Exercise goal: Reproduce exactly, with no pictures, each line from the opening of the material down through the line containing "plt.rcParams['font.family'] = ['Lato', 'DejaVu".

Data shown:
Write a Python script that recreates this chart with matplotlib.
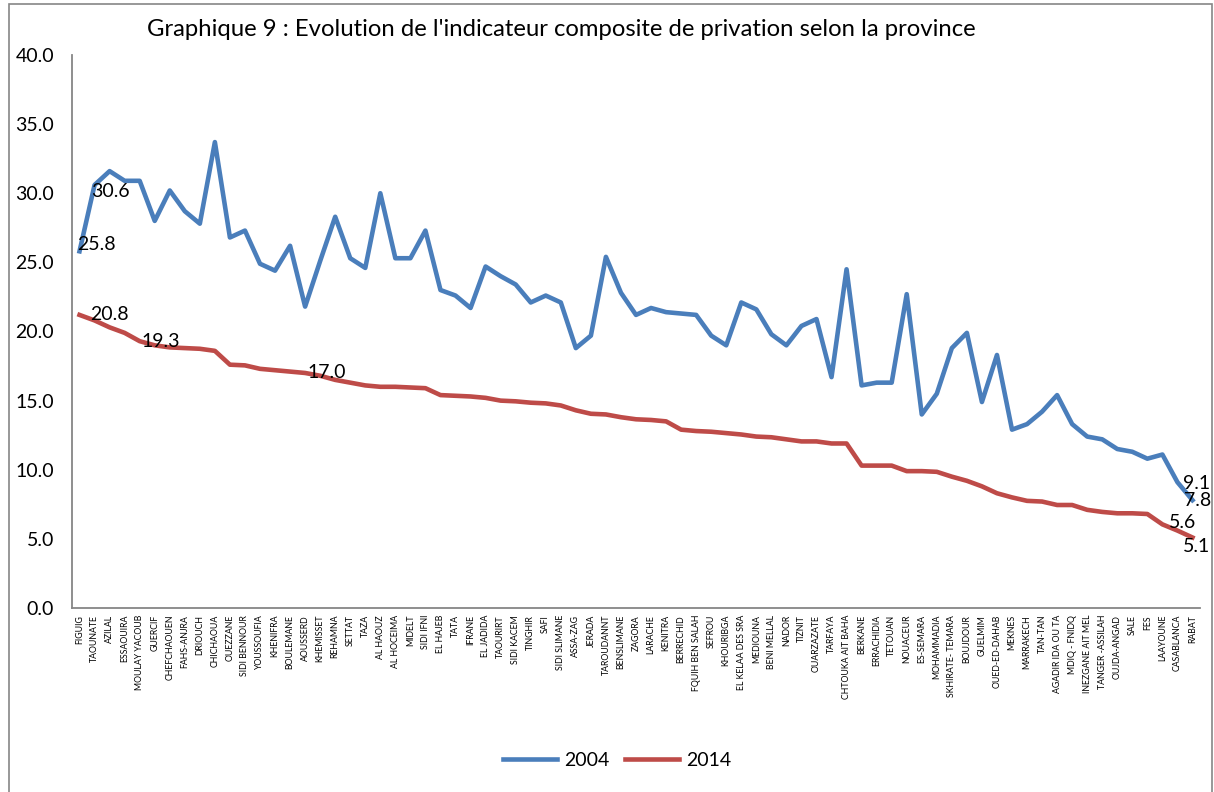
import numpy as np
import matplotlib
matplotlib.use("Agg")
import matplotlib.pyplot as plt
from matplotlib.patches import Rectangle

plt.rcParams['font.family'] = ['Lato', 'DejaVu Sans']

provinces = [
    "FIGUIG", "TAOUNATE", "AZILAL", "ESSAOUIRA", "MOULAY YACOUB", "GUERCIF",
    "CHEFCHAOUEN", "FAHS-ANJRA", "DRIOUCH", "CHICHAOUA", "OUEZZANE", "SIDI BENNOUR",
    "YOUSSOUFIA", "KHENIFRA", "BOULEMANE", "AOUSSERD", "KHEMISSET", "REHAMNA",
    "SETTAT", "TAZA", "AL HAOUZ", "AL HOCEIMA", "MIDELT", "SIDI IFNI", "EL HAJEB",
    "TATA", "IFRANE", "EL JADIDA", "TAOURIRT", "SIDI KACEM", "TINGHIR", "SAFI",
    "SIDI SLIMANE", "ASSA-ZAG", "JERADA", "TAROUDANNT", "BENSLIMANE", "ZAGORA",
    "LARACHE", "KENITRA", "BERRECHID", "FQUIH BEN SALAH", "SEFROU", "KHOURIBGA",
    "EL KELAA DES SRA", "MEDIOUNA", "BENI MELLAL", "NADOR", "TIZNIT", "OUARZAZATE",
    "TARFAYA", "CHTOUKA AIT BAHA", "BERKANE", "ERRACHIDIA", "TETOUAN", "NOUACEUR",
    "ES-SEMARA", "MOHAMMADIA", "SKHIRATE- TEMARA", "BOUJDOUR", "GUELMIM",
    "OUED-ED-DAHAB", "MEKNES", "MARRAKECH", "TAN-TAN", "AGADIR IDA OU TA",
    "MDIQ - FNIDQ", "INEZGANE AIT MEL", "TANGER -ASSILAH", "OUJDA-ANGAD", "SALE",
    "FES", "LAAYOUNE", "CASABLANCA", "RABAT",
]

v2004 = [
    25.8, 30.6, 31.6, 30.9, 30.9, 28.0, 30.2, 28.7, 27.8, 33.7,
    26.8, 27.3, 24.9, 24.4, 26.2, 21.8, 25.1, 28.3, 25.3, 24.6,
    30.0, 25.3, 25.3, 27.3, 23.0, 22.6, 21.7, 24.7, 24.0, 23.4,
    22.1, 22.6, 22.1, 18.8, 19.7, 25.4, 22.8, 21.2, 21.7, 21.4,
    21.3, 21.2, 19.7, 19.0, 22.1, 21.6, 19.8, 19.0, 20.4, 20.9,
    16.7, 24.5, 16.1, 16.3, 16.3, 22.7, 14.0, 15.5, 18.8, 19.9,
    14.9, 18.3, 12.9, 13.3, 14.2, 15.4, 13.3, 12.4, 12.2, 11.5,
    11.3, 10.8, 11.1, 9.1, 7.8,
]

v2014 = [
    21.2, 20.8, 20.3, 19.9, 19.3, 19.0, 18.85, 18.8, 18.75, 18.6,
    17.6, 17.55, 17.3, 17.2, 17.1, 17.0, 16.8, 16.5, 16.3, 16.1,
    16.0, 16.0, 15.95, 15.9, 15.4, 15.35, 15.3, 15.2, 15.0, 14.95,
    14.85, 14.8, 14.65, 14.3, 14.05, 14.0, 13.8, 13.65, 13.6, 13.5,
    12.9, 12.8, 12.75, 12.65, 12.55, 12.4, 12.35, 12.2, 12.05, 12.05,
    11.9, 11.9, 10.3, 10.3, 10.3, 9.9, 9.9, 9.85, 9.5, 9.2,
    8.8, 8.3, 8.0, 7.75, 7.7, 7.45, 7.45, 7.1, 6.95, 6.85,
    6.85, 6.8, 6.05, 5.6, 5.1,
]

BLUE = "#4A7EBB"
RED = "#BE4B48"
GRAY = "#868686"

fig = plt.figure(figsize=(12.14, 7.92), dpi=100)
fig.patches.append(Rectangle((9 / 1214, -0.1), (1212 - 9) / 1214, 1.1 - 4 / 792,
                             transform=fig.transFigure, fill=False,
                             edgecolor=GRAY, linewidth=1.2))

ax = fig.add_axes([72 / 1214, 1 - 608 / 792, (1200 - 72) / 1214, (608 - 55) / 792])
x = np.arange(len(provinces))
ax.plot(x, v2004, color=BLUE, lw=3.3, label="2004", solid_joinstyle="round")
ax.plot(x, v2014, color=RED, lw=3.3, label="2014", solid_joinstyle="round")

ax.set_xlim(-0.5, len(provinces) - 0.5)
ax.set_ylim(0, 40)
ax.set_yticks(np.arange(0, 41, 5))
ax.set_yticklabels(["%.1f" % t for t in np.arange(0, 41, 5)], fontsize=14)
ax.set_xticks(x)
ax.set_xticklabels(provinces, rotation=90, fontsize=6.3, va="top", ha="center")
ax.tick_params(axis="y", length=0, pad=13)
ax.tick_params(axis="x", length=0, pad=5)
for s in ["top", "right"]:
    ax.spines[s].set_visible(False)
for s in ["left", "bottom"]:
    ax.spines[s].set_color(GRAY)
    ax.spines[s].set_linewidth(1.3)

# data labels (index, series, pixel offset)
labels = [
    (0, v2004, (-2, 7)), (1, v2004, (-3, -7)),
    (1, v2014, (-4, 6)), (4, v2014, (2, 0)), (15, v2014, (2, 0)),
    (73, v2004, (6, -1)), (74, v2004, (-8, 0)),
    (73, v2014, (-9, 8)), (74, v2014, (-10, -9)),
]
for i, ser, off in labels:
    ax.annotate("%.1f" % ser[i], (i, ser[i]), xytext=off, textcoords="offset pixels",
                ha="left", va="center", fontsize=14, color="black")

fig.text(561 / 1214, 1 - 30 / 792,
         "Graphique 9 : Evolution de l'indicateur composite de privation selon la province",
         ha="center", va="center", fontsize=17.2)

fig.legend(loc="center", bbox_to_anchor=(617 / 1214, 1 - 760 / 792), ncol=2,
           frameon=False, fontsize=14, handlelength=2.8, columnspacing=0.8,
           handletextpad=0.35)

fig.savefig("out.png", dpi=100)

Finished exercise:
Write a Python script that recreates this chart with matplotlib.
import numpy as np
import matplotlib
matplotlib.use("Agg")
import matplotlib.pyplot as plt
from matplotlib.patches import Rectangle

plt.rcParams['font.family'] = ['Lato', 'DejaVu Sans']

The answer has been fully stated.